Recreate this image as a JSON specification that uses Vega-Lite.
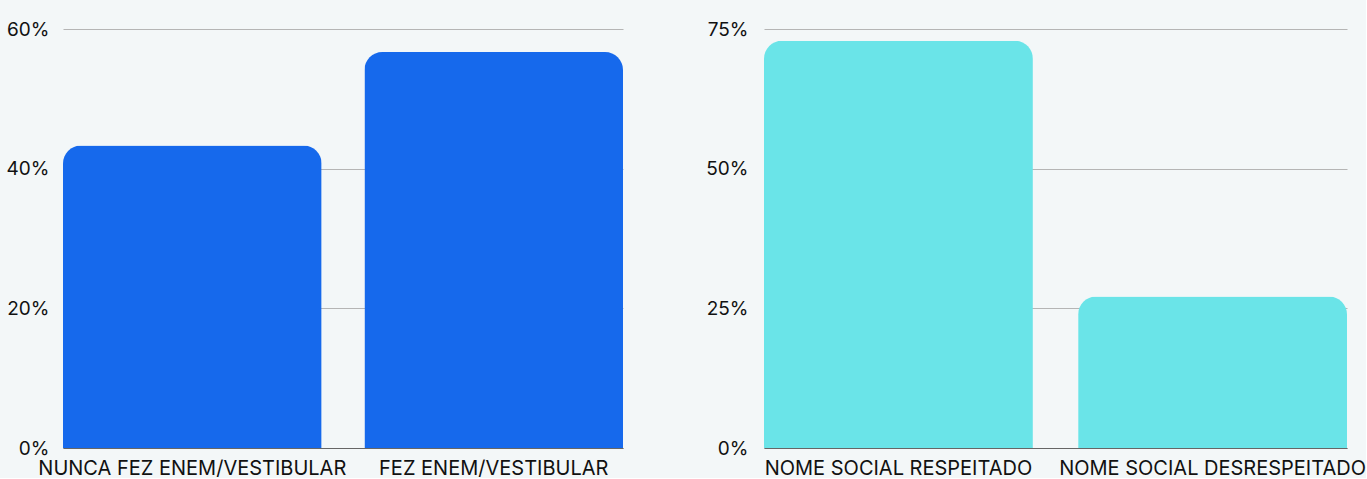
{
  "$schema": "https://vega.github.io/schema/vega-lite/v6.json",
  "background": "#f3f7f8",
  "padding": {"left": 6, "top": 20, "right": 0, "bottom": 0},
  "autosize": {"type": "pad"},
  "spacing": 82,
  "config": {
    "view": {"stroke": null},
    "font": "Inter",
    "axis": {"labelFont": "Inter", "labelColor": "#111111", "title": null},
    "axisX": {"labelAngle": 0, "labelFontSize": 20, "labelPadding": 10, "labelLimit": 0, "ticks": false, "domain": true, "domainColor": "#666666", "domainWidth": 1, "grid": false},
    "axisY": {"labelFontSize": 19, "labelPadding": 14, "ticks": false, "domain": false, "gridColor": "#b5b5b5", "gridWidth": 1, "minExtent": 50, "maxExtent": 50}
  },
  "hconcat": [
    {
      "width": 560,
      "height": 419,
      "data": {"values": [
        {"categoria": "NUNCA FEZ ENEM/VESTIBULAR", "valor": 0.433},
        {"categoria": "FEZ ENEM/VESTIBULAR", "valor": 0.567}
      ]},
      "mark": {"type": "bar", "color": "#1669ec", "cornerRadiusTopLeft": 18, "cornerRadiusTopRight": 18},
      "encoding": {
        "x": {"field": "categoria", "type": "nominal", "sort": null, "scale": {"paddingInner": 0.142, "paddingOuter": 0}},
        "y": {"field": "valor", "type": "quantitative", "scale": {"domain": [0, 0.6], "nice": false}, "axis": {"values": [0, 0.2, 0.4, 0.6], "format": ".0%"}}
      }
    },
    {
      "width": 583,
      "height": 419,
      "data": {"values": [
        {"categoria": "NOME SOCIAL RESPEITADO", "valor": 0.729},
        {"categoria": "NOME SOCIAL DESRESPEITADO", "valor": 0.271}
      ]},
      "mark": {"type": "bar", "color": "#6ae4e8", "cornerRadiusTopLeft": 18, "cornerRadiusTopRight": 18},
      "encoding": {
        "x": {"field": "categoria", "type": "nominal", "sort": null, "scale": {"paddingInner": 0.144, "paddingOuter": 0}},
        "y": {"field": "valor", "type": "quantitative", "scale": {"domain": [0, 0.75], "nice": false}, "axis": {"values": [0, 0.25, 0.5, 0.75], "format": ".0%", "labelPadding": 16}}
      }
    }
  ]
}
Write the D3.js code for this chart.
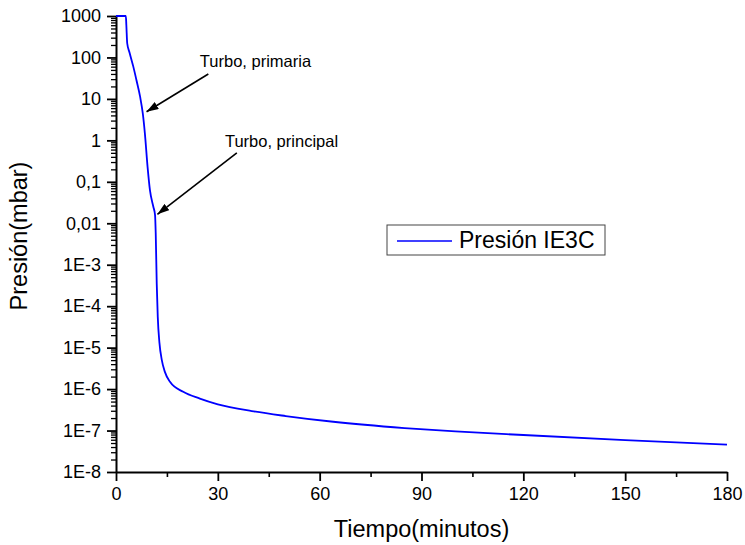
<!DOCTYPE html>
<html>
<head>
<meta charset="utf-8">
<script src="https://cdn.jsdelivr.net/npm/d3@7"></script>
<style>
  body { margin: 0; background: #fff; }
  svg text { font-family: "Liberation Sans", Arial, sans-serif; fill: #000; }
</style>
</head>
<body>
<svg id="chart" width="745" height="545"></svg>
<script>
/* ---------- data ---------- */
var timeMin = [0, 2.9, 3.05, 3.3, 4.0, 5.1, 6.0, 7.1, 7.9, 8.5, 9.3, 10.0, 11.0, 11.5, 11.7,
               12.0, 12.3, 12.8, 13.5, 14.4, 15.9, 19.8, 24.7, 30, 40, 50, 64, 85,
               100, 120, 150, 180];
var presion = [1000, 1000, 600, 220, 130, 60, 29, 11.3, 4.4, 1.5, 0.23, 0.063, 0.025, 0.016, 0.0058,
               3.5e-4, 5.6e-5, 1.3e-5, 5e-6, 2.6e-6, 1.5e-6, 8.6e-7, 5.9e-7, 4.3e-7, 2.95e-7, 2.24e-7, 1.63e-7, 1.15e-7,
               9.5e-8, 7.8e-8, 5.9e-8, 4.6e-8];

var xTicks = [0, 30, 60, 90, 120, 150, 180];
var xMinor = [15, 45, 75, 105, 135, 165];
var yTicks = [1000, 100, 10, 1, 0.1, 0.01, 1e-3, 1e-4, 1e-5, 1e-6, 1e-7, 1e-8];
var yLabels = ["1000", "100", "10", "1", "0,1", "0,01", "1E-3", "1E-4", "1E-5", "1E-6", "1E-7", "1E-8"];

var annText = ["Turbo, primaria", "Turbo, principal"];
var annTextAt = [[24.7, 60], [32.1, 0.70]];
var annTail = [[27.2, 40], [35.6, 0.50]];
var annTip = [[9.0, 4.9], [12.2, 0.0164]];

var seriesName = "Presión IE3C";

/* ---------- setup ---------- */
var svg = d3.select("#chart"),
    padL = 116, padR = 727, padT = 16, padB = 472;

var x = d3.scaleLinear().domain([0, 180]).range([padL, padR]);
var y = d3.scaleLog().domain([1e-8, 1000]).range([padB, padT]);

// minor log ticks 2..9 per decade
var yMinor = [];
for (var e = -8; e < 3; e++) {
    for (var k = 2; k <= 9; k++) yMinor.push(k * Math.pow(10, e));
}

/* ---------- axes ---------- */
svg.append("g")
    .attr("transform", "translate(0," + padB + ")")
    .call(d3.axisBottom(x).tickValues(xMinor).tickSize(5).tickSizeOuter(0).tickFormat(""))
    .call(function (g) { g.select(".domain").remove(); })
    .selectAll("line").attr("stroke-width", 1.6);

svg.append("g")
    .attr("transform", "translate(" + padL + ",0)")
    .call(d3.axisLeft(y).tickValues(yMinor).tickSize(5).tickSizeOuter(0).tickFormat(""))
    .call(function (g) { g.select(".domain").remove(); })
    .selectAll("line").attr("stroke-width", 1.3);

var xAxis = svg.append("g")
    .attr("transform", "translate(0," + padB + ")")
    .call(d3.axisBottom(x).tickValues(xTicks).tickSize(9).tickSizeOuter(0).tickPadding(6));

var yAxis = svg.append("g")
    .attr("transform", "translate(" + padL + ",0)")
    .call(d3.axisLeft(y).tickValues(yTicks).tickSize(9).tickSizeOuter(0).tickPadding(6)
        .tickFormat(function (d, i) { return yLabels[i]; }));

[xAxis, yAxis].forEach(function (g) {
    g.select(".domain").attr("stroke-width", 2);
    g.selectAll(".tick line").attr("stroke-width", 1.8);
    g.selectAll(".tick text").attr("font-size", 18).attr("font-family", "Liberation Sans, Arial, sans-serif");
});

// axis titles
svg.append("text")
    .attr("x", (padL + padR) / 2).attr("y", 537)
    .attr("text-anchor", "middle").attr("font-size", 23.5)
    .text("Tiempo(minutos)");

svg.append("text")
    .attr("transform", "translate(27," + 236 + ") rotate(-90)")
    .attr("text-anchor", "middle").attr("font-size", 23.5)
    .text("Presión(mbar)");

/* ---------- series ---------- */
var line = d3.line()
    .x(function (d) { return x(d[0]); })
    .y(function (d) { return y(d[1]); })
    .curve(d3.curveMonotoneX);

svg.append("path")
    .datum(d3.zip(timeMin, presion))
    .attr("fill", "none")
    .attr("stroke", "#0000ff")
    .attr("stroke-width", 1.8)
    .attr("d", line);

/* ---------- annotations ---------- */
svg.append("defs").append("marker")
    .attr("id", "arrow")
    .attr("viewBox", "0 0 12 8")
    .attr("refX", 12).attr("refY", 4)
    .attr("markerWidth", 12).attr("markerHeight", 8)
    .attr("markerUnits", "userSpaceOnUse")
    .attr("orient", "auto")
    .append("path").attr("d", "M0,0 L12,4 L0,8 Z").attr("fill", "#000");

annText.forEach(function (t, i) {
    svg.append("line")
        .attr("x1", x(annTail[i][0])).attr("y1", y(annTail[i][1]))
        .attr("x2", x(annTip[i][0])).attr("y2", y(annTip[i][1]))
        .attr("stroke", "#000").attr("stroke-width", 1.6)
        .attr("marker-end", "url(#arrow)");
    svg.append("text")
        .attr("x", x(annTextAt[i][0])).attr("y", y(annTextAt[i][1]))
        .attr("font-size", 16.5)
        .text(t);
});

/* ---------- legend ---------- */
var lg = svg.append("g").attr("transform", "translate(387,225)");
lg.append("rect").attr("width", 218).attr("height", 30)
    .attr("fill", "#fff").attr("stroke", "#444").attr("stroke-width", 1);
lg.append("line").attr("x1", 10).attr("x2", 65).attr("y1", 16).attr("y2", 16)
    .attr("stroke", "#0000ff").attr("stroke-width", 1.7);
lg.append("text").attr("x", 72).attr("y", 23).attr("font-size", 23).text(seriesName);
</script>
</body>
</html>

◆ ◆ ◆

* [WORK TO DO]: Show each line in the entries that holds the string "chart".

* [FINAL RESULT]:
Write the D3.js code for this chart.
<svg id="chart" width="745" height="545"></svg>
var svg = d3.select("#chart"),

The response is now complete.